I just found when reading
http://www.cse.chalmers.se/edu/year/2012/course/DAT150/lectures/plt-book.pdf
on page 80 see bellow:

===

To be really picky, the type checker of function definitions should also
check that all variables in the parameter list are distinct. We shall
see in the
next section that variables introduced in declarations are checked to be
new.
Then they must also be new with respect to the function parameters.

===

I decided to check lua and found that lua/luajit accept this without
complain:

===

function aa(a,a) return a end

print(aa(1,2))  --> 2

===

Is this the expected behavior or a bug ?

Cheers !

Feature, I'd say.

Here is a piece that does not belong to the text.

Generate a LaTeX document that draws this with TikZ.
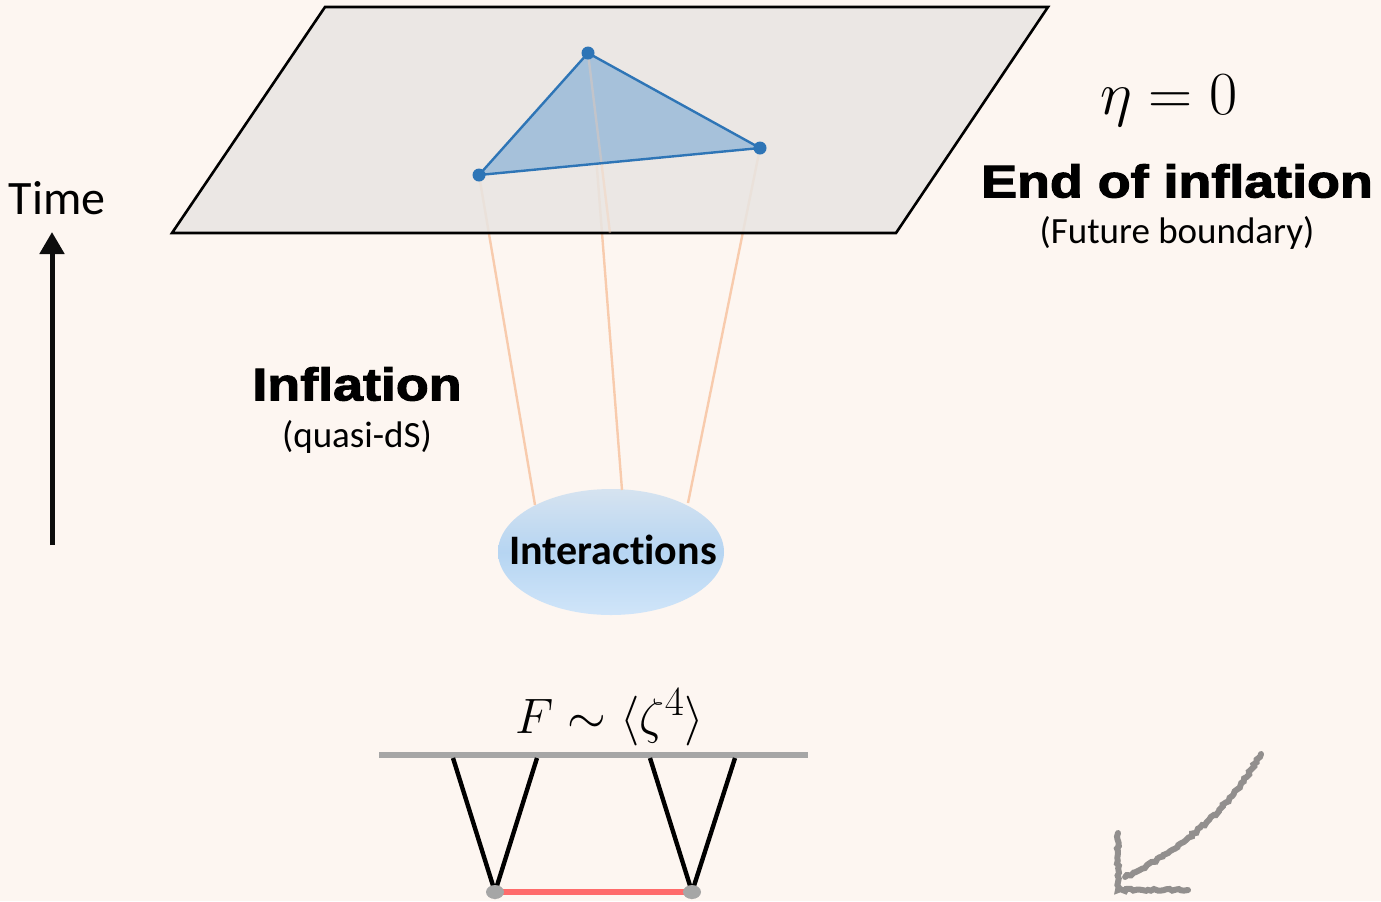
\documentclass[tikz,border=0pt]{standalone}
\usepackage{fontspec}
\setmainfont{Carlito}[Ligatures=NoCommon]
\newfontfamily\blackfont{Liberation Sans}[BoldFeatures={FakeBold=2.2}]
\usetikzlibrary{arrows.meta,shapes.geometric,decorations.pathmorphing}
\definecolor{bg}{RGB}{253,246,241}
\definecolor{plane}{RGB}{232,229,226}
\definecolor{trifill}{RGB}{163,192,218}
\definecolor{triline}{RGB}{46,117,182}
\definecolor{proj}{RGB}{248,203,173}
\definecolor{ellA}{RGB}{214,227,240}
\definecolor{ellB}{RGB}{182,213,242}
\definecolor{ellC}{RGB}{208,229,249}
\definecolor{basegray}{RGB}{166,166,166}
\definecolor{prop}{RGB}{255,107,107}
\begin{document}
\begin{tikzpicture}[x=0.5pt,y=-0.5pt,
  projline/.style={draw=proj,line width=1.2pt},
  vdot/.style={circle,fill=triline,inner sep=0pt,minimum size=6.5pt},
  gdot/.style={ellipse,fill=basegray,inner sep=0pt,minimum width=9pt,minimum height=7pt},
  leg/.style={line width=2.2pt,black},
  heavy/.style={font=\blackfont\bfseries\fontsize{23}{27}\selectfont},
  sub/.style={font=\fontsize{18.5}{22}\selectfont},
  pencil/.style={draw=black!65,line width=3pt,opacity=0.65,line cap=round,
    decorate,decoration={random steps,segment length=1.5pt,amplitude=0.6pt}}]
\fill[bg] (0,0) rectangle (1381,901);
\useasboundingbox (0,0) rectangle (1381,901);

% vertices and interaction blob
\coordinate (v1) at (479,175);
\coordinate (v2) at (588,53);
\coordinate (v3) at (760,148);
\node[ellipse,minimum width=113pt,minimum height=63pt,inner sep=0pt,
  top color=ellA,bottom color=ellC,middle color=ellB] (int) at (611,552) {};
\node[font=\bfseries\fontsize{21}{25}\selectfont] (intlab) at (613,550) {Interactions};

% projection lines
\draw[projline] (v1) -- (535,505);
\draw[projline] (v2) -- (622,490);
\draw[projline] (v3) -- (688,503);

% boundary plane
\coordinate (p1) at (325,7);
\coordinate (p2) at (1048,7);
\coordinate (p3) at (896,233);
\coordinate (p4) at (172,233);
\draw[fill=plane,fill opacity=0.85,line width=1.3pt,line join=miter] (p1) -- (p2) -- (p3) -- (p4) -- cycle;

% triangle
\fill[trifill,opacity=0.95] (v1) -- (v2) -- (v3) -- cycle;
\draw[projline,draw opacity=0.35] (v2) -- (610,233);
\draw[triline,line width=1.2pt,line join=round] (v1) -- (v2) -- (v3) -- cycle;
\node[vdot] (d1) at (v1) {};
\node[vdot] (d2) at (v2) {};
\node[vdot] (d3) at (v3) {};

% labels
\node[font=\fontsize{24.88}{30}\selectfont] (eta) at (1169,101) {\scalebox{1.23}{$\eta = 0$}};
\node[heavy] (end) at (1177,181) {\scalebox{1.17}[1]{End of inflation}};
\node[sub] (fut) at (1177,233) {(Future boundary)};
\node[heavy] (infl) at (357,384) {\scalebox{1.17}[1]{Inflation}};
\node[sub] (qds) at (357,437) {(quasi-dS)};

% time arrow
\node[font=\fontsize{24}{28}\selectfont] (time) at (57,198) {Time};
\coordinate (t0) at (52,545);
\coordinate (t1) at (52,232);
\draw[line width=2.5pt,black!95,-{Triangle[length=11pt,width=12pt]}] (t0) -- (t1);

% bottom diagram
\node[font=\fontsize{24.88}{30}\selectfont] (F) at (610,717) {$F \sim \langle \zeta^4 \rangle$};
\coordinate (b0) at (379,755);
\coordinate (b1) at (808,755);
\draw[basegray,line width=3pt] (b0) -- (b1);
\coordinate (a1) at (453,758);
\coordinate (a2) at (537,758);
\coordinate (a3) at (650,758);
\coordinate (a4) at (735,758);
\coordinate (x1) at (495,892);
\coordinate (x2) at (692,892);
\draw[prop,line width=2.6pt] (x1) -- (x2);
\draw[leg] (a1) -- (x1) -- (a2);
\draw[leg] (a3) -- (x2) -- (a4);
\node[gdot] (g1) at (x1) {};
\node[gdot] (g2) at (x2) {};

% pencil arrow
\coordinate (s0) at (1261,754);
\coordinate (s1) at (1125,877);
\coordinate (h0) at (1118,833);
\coordinate (h1) at (1118,890);
\coordinate (h2) at (1188,890);
\draw[pencil] (s0) .. controls (1225,815) and (1180,850) .. (s1);
\draw[pencil] (h0) -- (h1) -- (h2);
\end{tikzpicture}
\end{document}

Consider the example of a game plugin, when the game always passes four arguments, but your function only cares about the last two:

function onclick(_, _, x, y)
    drawDot(x, y)
end

A variable name of "_" is usually understood to mean "I don't care about this value". Some static analysis tools in some languages will suppress certain warnings like unused variables when the variable of concern is named "_", so using that twice signals your intent to both humans and analysis tools. Another somewhat similar case is multiple return values where you only care about the last one.

That said, if you actually depend on which value the duplicated variable gets, that's a major code smell at best and undefined behavior at worst. So you should only do this for values that you don't care about at all.